Although Bratislava has a rich musical tradition, it was only permitted to develop along particular lines during the communist era. Contemporary music from America and Europe was disparaged, as was Slovak music influenced by western trends - performances were severely restricted. The concept of organising an international festival of contemporary music occupied the minds of younger composers and musicologists as early as the late 1960s. At that time, the idea faced opposition from both politicians and the Union of Composers. It took the fall of the communist regime in 1989 to finally enable the establishment of such a festival.
The first Melos-Ethos International Festival of Contemporary Music took place in 1991. The aim of the festival was to present classic works of the 20th century avant-garde scene, thus filling the gap created by the former regime, and also to present works by Slovak and Czech modernist composers, spanning from the late 1950s to the present day - works which were marginalised and kept under the lid. Building upon this initiative, Melos-Ethos has become a platform for the meeting of Slovak music and current trends in contemporary music worldwide, both in the field of composition and performance.

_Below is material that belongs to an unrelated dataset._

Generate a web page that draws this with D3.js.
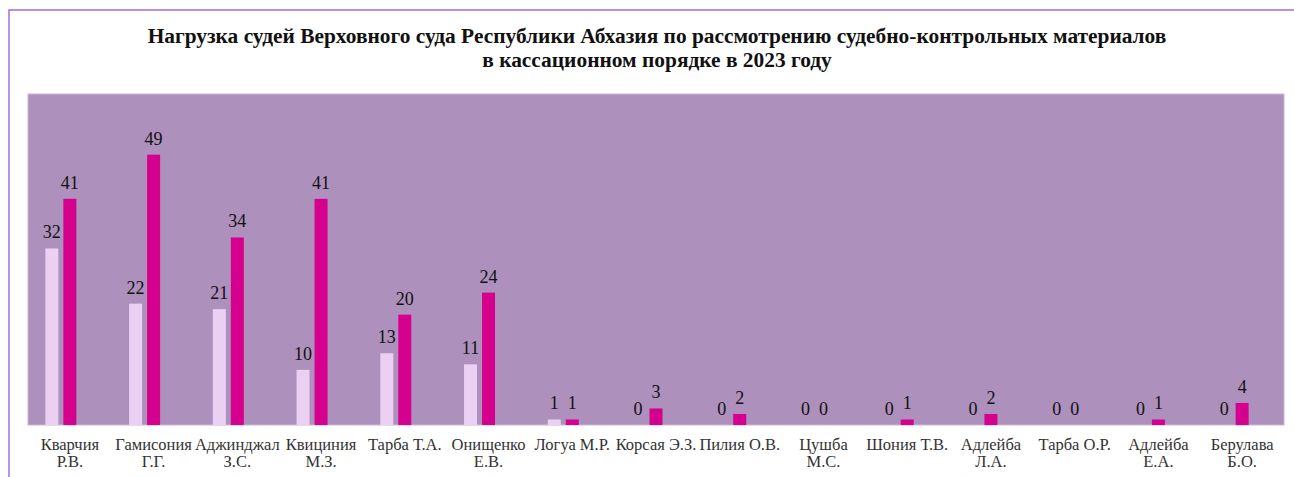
<!DOCTYPE html>
<html>
<head>
<meta charset="utf-8">
<script src="https://cdn.jsdelivr.net/npm/d3@7"></script>
<style>
  body { margin: 0; background: #fff; }
  text { font-family: "Liberation Serif", "Times New Roman", serif; }
</style>
</head>
<body>
<div id="chart"></div>
<script>
// judges (line breaks as on the axis)
var judges = [
  "Кварчия\nР.В.", "Гамисония\nГ.Г.", "Аджинджал\nЗ.С.", "Квициния\nМ.З.", "Тарба Т.А.",
  "Онищенко\nЕ.В.", "Логуа М.Р.", "Корсая Э.З.", "Пилия О.В.", "Цушба\nМ.С.",
  "Шония Т.В.", "Адлейба\nЛ.А.", "Тарба О.Р.", "Адлейба\nЕ.А.", "Берулава\nБ.О."
];
var seriesA = [32, 22, 21, 10, 13, 11, 1, 0, 0, 0, 0, 0, 0, 0, 0];
var seriesB = [41, 49, 34, 41, 20, 24, 1, 3, 2, 0, 1, 2, 0, 1, 4];
var titleLines = [
  "Нагрузка судей Верховного суда Республики Абхазия по рассмотрению судебно-контрольных материалов",
  "в кассационном порядке в 2023 году"
];

var svgWidth = 1294;
var svgHeight = 477;
var plot = { left: 28, right: 1284, top: 94, bottom: 425 };

var svg = d3.select("#chart")
  .append("svg")
  .attr("width", svgWidth)
  .attr("height", svgHeight);

// outer frame lines
svg.append("path")
  .attr("d", `M9,${svgHeight} L9,10 L${svgWidth},10`)
  .attr("fill", "none")
  .attr("stroke", "#a36fcc")
  .attr("stroke-width", 1.5);

// title
svg.append("text")
  .attr("text-anchor", "middle")
  .style("font-weight", "bold")
  .style("font-size", "21.4px")
  .attr("fill", "#111")
  .selectAll("tspan")
  .data(titleLines)
  .enter()
  .append("tspan")
  .attr("x", 657)
  .attr("y", (d, i) => 43 + i * 23.5)
  .text(d => d);

// plot area
svg.append("rect")
  .attr("x", plot.left)
  .attr("y", plot.top)
  .attr("width", plot.right - plot.left)
  .attr("height", plot.bottom - plot.top)
  .attr("fill", "#ae90bd")
  .attr("stroke", "#cbb6d6")
  .attr("stroke-width", 1);

var step = (plot.right - plot.left) / judges.length;
var groupWidth = 49;
var x0 = d3.scaleBand()
  .domain(d3.range(judges.length))
  .range([plot.left, plot.right])
  .paddingInner(1 - groupWidth / step)
  .paddingOuter((1 - groupWidth / step) / 2);

// three slots: the third one stays empty
var x1 = d3.scaleBand()
  .domain([0, 1, 2])
  .range([0, x0.bandwidth()])
  .paddingInner(5 / 18);

var y = d3.scaleLinear().domain([0, 60]).range([plot.bottom, plot.top]);

var series = [
  { values: seriesA, color: "#ebd0f3", slot: 0 },
  { values: seriesB, color: "#d6008f", slot: 1 }
];

series.forEach(function(s) {
  var g = svg.append("g");
  g.selectAll("rect")
    .data(s.values)
    .enter()
    .append("rect")
    .attr("x", (d, i) => x0(i) + x1(s.slot))
    .attr("y", d => y(d))
    .attr("width", x1.bandwidth())
    .attr("height", d => y(0) - y(d))
    .attr("fill", s.color);

  g.selectAll("text")
    .data(s.values)
    .enter()
    .append("text")
    .attr("x", (d, i) => x0(i) + x1(s.slot) + x1.bandwidth() / 2)
    .attr("y", d => y(d) - 10)
    .attr("text-anchor", "middle")
    .style("font-size", "18px")
    .attr("fill", "#111")
    .text(d => d);
});

// category labels
var xLabels = svg.append("g")
  .selectAll("text")
  .data(judges)
  .enter()
  .append("text")
  .attr("text-anchor", "middle")
  .style("font-size", "16.5px")
  .attr("fill", "#333");

xLabels.selectAll("tspan")
  .data((d, i) => d.split("\n").map(t => ({ t: t, i: i })))
  .enter()
  .append("tspan")
  .attr("x", d => x0(d.i) + x0.bandwidth() / 2)
  .attr("y", (d, j) => 450 + j * 17)
  .text(d => d.t);
</script>
</body>
</html>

The very name Melos-Ethos, thought up by the composer Roman Berger, symbolises the festival's quest not only to present the latest trends in "musical design", but also to stress the ethical and humanistic message of art; the spiritual besieged by the material.
The Melos-Ethos International Festival of Contemporary Music is held every other year in November, and includes 10 to 15 concerts. Its main organiser is the Music Centre of Slovakia, delegated by the Ministry of Culture of the Slovak Republic, and the programme is drawn up by the festival committee. Every festival is prepared in close cooperation with foreign cultural institutions and other local or international organisations. Concerts are held in Bratislava's halls, churches, and theatres, and the festival booklet is published in Slovak and in English.
Because it is a festival of composers, the main programme focus is on works of high quality, half of which are Slovak premieres. The festival also commissions Slovak composers to compose works, which are then performed at its concerts. Each festival has a featured guest - a distinguished composer from abroad - who is given a profile concert. The festival has already invited and welcomed among others György Ligeti, Henryk Mikołaj Górecki, Vinko Globokar, Erkki-Sven Türr, Krzysztof Penderecki, Zygmunt Krauze, Arvo Pärt, Sofia Gubaidulina, Steve Reich and Kaija Saariaho.
In the framework of the festival, composers and performers hold workshops or discussions attended by students, composers, and performers.